On poetry and translation. (a continuation).
I found the fleeting reference to how poetry is "chiefly the 'magic of sound'" for the Russians, in Milosz's ABC's, by Czeslaw Milosz*, which I had been reading earlier this week. The magic of sound. How perfectly that fits my thoughts on Russian poetry. It is not the only thing about Russian poetry, of course, but for me (as I have been reiterating ad nauseum for days now, perhaps weeks; I promise that I will stop now) the magic of sound, of language, is a major part of what I love about poetry, and Russian poetry in particular. (If only because I have read more Russian poetry than I have, say, French or Italian).

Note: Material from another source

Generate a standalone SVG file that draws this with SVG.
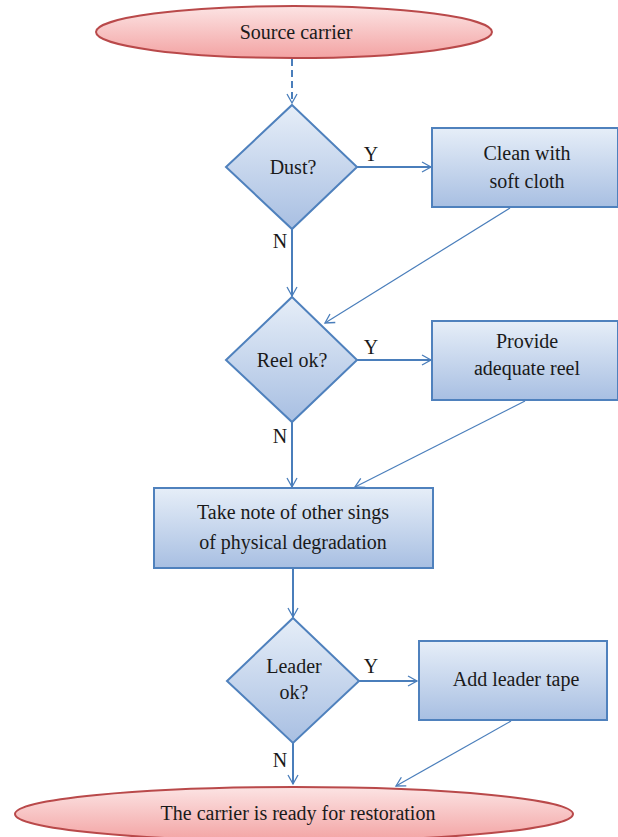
<svg xmlns="http://www.w3.org/2000/svg" width="618" height="837" viewBox="0 0 618 837">
<style>
text{font-family:"Liberation Serif","Times New Roman",serif;font-size:20px;fill:#1a1a1a;text-anchor:middle}
.box{fill:url(#gb);stroke:#4f81bd;stroke-width:2}
.term{fill:url(#gr);stroke:#b9494a;stroke-width:2}
.c{fill:none;stroke:#4a7ebb;stroke-width:2}
.d{fill:none;stroke:#4a7ebb;stroke-width:1.2}
</style>
<defs>
<linearGradient id="gb" x1="0" y1="0" x2="0" y2="1"><stop offset="0" stop-color="#e6eef8"/><stop offset="1" stop-color="#a8bfe2"/></linearGradient>
<linearGradient id="gr" x1="0" y1="0" x2="0" y2="1"><stop offset="0" stop-color="#fce4e4"/><stop offset="1" stop-color="#f3a3a3"/></linearGradient>
<marker id="a" markerWidth="12" markerHeight="12" refX="10" refY="6" orient="auto" markerUnits="userSpaceOnUse"><path d="M1,1 L10,6 L1,11" fill="none" stroke="#4a7ebb" stroke-width="1.3"/></marker>
</defs>
<g id="connectors">
<line class="c" x1="292" y1="59" x2="292" y2="103" stroke-dasharray="7,4" marker-end="url(#a)"/>
<line class="c" x1="357" y1="167" x2="431" y2="167" marker-end="url(#a)"/>
<line class="c" x1="292" y1="229" x2="292" y2="296" marker-end="url(#a)"/>
<line class="d" x1="510" y1="208" x2="325" y2="323" marker-end="url(#a)"/>
<line class="c" x1="357" y1="360" x2="431" y2="360" marker-end="url(#a)"/>
<line class="c" x1="292" y1="422" x2="292" y2="487" marker-end="url(#a)"/>
<line class="d" x1="525" y1="401" x2="355" y2="487" marker-end="url(#a)"/>
<line class="c" x1="293" y1="568" x2="293" y2="617" marker-end="url(#a)"/>
<line class="c" x1="359" y1="681" x2="417" y2="681" marker-end="url(#a)"/>
<line class="c" x1="293" y1="743" x2="293" y2="784" marker-end="url(#a)"/>
<line class="d" x1="511" y1="721" x2="396" y2="786" marker-end="url(#a)"/>
<text x="371" y="161">Y</text>
<text x="280" y="248">N</text>
<text x="371" y="354">Y</text>
<text x="280" y="443">N</text>
<text x="371" y="673">Y</text>
<text x="280" y="767">N</text>
</g>
<g id="source"><ellipse class="term" cx="294" cy="32" rx="198" ry="26"/><text x="296" y="39">Source carrier</text></g>
<g id="dust"><polygon class="box" points="292,105 357,167 292,229 226,167"/><text x="293" y="174">Dust?</text></g>
<g id="clean"><rect class="box" x="432" y="128" width="186" height="79"/><text x="527" y="160">Clean with</text><text x="527" y="188">soft cloth</text></g>
<g id="reel"><polygon class="box" points="292,297 357,360 292,422 226,360"/><text x="292" y="367">Reel ok?</text></g>
<g id="provide"><rect class="box" x="432" y="321" width="186" height="79"/><text x="527" y="348">Provide</text><text x="527" y="375">adequate reel</text></g>
<g id="note"><rect class="box" x="154" y="488" width="279" height="80"/><text x="293" y="519">Take note of other sings</text><text x="293" y="549">of physical degradation</text></g>
<g id="leader"><polygon class="box" points="293,618 359,681 293,743 227,681"/><text x="294" y="673">Leader</text><text x="294" y="699">ok?</text></g>
<g id="addleader"><rect class="box" x="419" y="641" width="188" height="79"/><text x="516" y="686">Add leader tape</text></g>
<g id="ready"><ellipse class="term" cx="294" cy="814" rx="279" ry="27"/><text x="298" y="820">The carrier is ready for restoration</text></g>
</svg>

I come back to Milosz because in his essays he brings up another issue, how to translate American poetry (or poetry written in other languages) into another language, mainly Polish, in his case. How do you do it? How do you take the words, their rythm, the undercurrents of meaning, and translate them into another language, with a completely different rythm and sound and meter, not to mention completely different grammatical structure? You can't. It's impossible. It is like trying to caress the face of someone you love while wearing gardening gloves. When I read poetry that has been translated into English I feel like I am gazing at a landscape shrouded in fog. Beautiful, perhaps, but all I can make out is vague shapes of things.
Many weeks ago, as I first began working on this blog, I found myself reading The Poem That Changed America: "Howl" Fifty Years Later, a compilation of essays concerning Ginsberg's "Howl." One of the essays is by Andrei Codrescu, who writes about the impact "Howl" had on him in the 1960's, of the culture and the change of that time, in his country and amongst his peers, and within himself. (It is with a shock that I read his words: "'Howl' broke us both into pieces, and when we put ourselves back together, we were no longer the same."** I had thought the same thing when I reread "Howl" recently, and it went through me like a phsyical jolt to understand that I am not alone in this, that across time and continents it has had this power over us). It is a testament to Ginsberg's writing that even clumsily translated into Romanian it had this effect on those who read it. Can you imagine? How does "I saw the best minds of my generation destroyed by madness,/starving hysterical naked,/dragging themselves through the negro streets at dawn/looking for an angry fix..." work in any language besides English, and not just English, but American English, in the new language that gave birth to the poetry of that generation (or rather, the poetry of that generation which gave birth to a new language, a new English)?
*Milosz, Czeslaw. Milosz's ABC's. Farrar, Strous, and Giroux, 2001. pp 28-29.
**Shinder, Jason, ed. The Poem That Changed America: "Howl" Fifty Years Later. Farrar, Strous, and Giroux, 2006. p 53.